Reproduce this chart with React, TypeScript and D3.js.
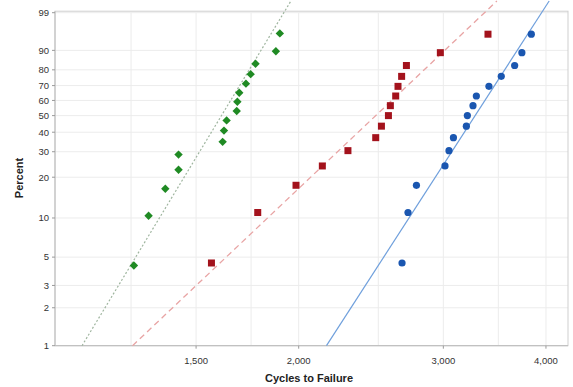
import React from "react";
import * as d3 from "d3";

// cycles to failure per group
const greenCycles = [1260, 1313, 1376, 1428, 1428, 1616, 1622, 1634, 1681, 1684, 1693, 1725, 1748, 1772, 1876, 1897];
const greenPercent = [4.3, 10.4, 16.5, 22.6, 28.7, 34.8, 40.9, 47.0, 53.0, 59.1, 65.2, 71.3, 77.4, 83.5, 89.6, 95.7];

const redCycles = [1566, 1783, 1985, 2137, 2296, 2482, 2522, 2572, 2586, 2625, 2642, 2669, 2705, 2975, 3400];
const bluecycles = [2672, 2717, 2782, 3014, 3048, 3086, 3200, 3209, 3260, 3291, 3409, 3529, 3664, 3739, 3839];
const percent15 = [4.5, 11.0, 17.5, 24.0, 30.5, 37.0, 43.5, 50.0, 56.5, 63.0, 69.5, 76.0, 82.5, 89.0, 95.5];

// fitted weibull lines: [shape, scale]
const greenFit = [10.83, 1666];
const redFit = [6.21, 2633];
const blueFit = [10.16, 3400];

const yTicks = [1, 2, 3, 5, 10, 20, 30, 40, 50, 60, 70, 80, 90, 99];
const xTicks = [1500, 2000, 3000, 4000];
const xGrid = [1250, 1500, 1750, 2000, 2500, 3000, 3500, 4000];

const W = 573;
const H = 387;
const left = 55;
const right = 568;
const top = 12.7;
const bottom = 345.7;

const wb = (p: number) => Math.log(-Math.log(1 - p / 100));

const x = d3.scaleLog().domain([1010, 4255]).range([left, right]);
const y = d3.scaleLinear().domain([wb(1), wb(99)]).range([bottom, top]);

const font = "'Liberation Sans', Arial, sans-serif";

function fitLine(fit: number[]) {
  const [beta, eta] = fit;
  const v0 = wb(1);
  const v1 = y.invert(1);
  const pts = [v0, v1].map((v) => [x(eta * Math.exp(v / beta)), y(v)] as [number, number]);
  return d3.line()(pts) || "";
}

function diamond(cx: number, cy: number, r: number) {
  return `M${cx},${cy - r}L${cx + r},${cy}L${cx},${cy + r}L${cx - r},${cy}Z`;
}

export default function App() {
  return (
    <>
      <style>{`body{margin:0}`}</style>
      <svg width={W} height={H} style={{ display: "block", background: "#fff" }} fontFamily={font}>
        {/* grid */}
        {yTicks.map((t) => (
          <line key={"gy" + t} x1={left} x2={right} y1={y(wb(t))} y2={y(wb(t))} stroke="#ececec" />
        ))}
        {xGrid.map((t) => (
          <line key={"gx" + t} x1={x(t)} x2={x(t)} y1={top} y2={bottom} stroke="#ececec" />
        ))}
        {/* frame */}
        <rect x={left} y={top - 1.5} width={right - left} height={bottom - top + 1.5} fill="none" stroke="#cfcfcf" />
        <line x1={left} x2={left} y1={top - 1.5} y2={bottom} stroke="#bdbdbd" />
        <line x1={left} x2={right} y1={bottom} y2={bottom} stroke="#bdbdbd" />

        {/* y axis */}
        {yTicks.map((t) => (
          <g key={"ty" + t}>
            <line x1={left - 3} x2={left} y1={y(wb(t))} y2={y(wb(t))} stroke="#9a9a9a" />
            <text x={left - 6} y={y(wb(t))} dy="0.35em" textAnchor="end" fontSize={9.5} fill="#333">
              {t}
            </text>
          </g>
        ))}
        {/* x axis */}
        {xTicks.map((t) => (
          <g key={"tx" + t}>
            <line x1={x(t)} x2={x(t)} y1={bottom} y2={bottom + 3} stroke="#9a9a9a" />
            <text x={x(t)} y={bottom + 18} textAnchor="middle" fontSize={9.5} fill="#333">
              {d3.format(",")(t)}
            </text>
          </g>
        ))}
        <text x={309} y={382} textAnchor="middle" fontSize={11} fontWeight="bold" fill="#222">
          Cycles to Failure
        </text>
        <text transform="translate(23,178) rotate(-90)" textAnchor="middle" fontSize={11} fontWeight="bold" fill="#222">
          Percent
        </text>

        {/* fit lines */}
        <path d={fitLine(greenFit)} stroke="#9fb59f" strokeWidth={1.2} strokeDasharray="2,2" fill="none" />
        <path d={fitLine(redFit)} stroke="#e8a4a4" strokeWidth={1.3} strokeDasharray="6,4" fill="none" />
        <path d={fitLine(blueFit)} stroke="#6f9fdc" strokeWidth={1.2} fill="none" />

        {/* points */}
        {greenCycles.map((c, i) => (
          <path key={"g" + i} d={diamond(x(c), y(wb(greenPercent[i])), 4.2)} fill="#1f8a23" />
        ))}
        {redCycles.map((c, i) => (
          <rect key={"r" + i} x={x(c) - 3.5} y={y(wb(percent15[i])) - 3.5} width={7} height={7} fill="#a3121c" />
        ))}
        {bluecycles.map((c, i) => (
          <circle key={"b" + i} cx={x(c)} cy={y(wb(percent15[i]))} r={3.6} fill="#1a56b0" />
        ))}
      </svg>
    </>
  );
}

--------------------

• PROBLEM DETAILS:
Only the lines from the top of the data through the line with "83.5, 89.6, 95.7];" should be quoted, exactly and with both ends kept; skip the pictures.

• REPLY TO THE TASK:
Reproduce this chart with React, TypeScript and D3.js.
import React from "react";
import * as d3 from "d3";

// cycles to failure per group
const greenCycles = [1260, 1313, 1376, 1428, 1428, 1616, 1622, 1634, 1681, 1684, 1693, 1725, 1748, 1772, 1876, 1897];
const greenPercent = [4.3, 10.4, 16.5, 22.6, 28.7, 34.8, 40.9, 47.0, 53.0, 59.1, 65.2, 71.3, 77.4, 83.5, 89.6, 95.7];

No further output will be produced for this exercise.